Olympias was constructed from 1985 to 1987 by a shipbuilder in Piraeus. She was built to drawings by the naval architect John F. Coates which he developed through long discussions with the historian J. S. Morrison following the longest correspondence on any subject in The Times of London in the early 1980s.
The work was also advised by the classics teacher Charles Willink and drew on evidence gained from Greek literature, history of art and archaeology above and below water. Finance came from the Hellenic Navy and donors such as Frank Welsh (a banker, writer and trireme enthusiast). Morrison, Coates and Willink founded the Trireme Trust together with Welsh. The Trireme Trust is now chaired by professor Boris Rankov.
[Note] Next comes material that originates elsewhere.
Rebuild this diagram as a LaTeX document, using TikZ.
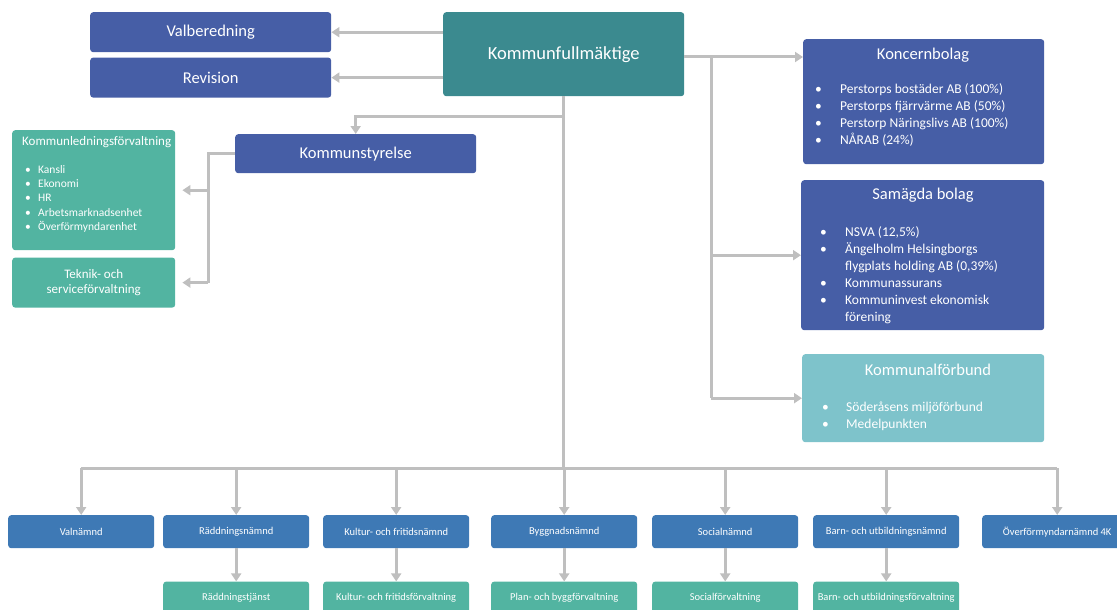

The bronze bow ram weighs 200 kg. It is a copy of an original ram now in the Piraeus archaeological museum. The ship was built from Oregon pine and Virginia oak. The keel is of iroko.
The important hypozomata (bracing ropes) had to be replaced by a steel rope because no natural fibre or synthetic fibre ropes with about the same elastic modulus as hemp could be obtained.
The steel cables’ tension varied as the hull bent on the waves, rather than exerting constant tension like a natural fibre rope. This caused the alarming possibility of the rope breaking and endangering the crew, so protective measures had to be taken.
She underwent sea trials in 1987, 1990, 1992 and 1994, but one of the most informative was a 1987 exercise crewed by 170 volunteer oarsmen and oarswomen. Olympias achieved a speed of 9 knots (17 km/h) and was able to perform 180 degree turns within one minute, in an arc no wider than two and a half (2.5) ship-lengths.
These results, achieved with an inexperienced crew, suggest that ancient historians like Thucydides were not exaggerating about the capabilities of triremes.
Olympias was transported to Britain in 1993, to take part in events celebrating the 2,500 years since the beginning of democracy. In 2004 she was used to transport the Olympic Flame ceremonially from the port of Keratsini to the main port of Piraeus, as the Olympic Torch Relay approached Athens for the 2004 Summer Olympics.
Olympias is now an exhibit in a dry dock in Palaio Faliro, Athens, Greece.
The trireme was a fast attack, light displacement vessel. In order to sustain the bending moments of her considerable length, a tightened rope (hypozomata) was mounted beneath the deck spanning from bow to stern.
This was an ingenious way to increase rigidity of the hull. Today in modern construction it is called pre-tensioning. After every trip the triremes were pulled ashore in special slides and the hypozomata was re-tightened.
The trireme hulls were constructed from planks with closely-spaced and pegged mortise and tenon joints. When these are fitted carefully the hull can carry shear stresses well and stay watertight.
It was estimated that her ramming speed should have been in excess of 16 knots (30 km/h), something the present reconstruction could not achieve, possibly because it was overweight.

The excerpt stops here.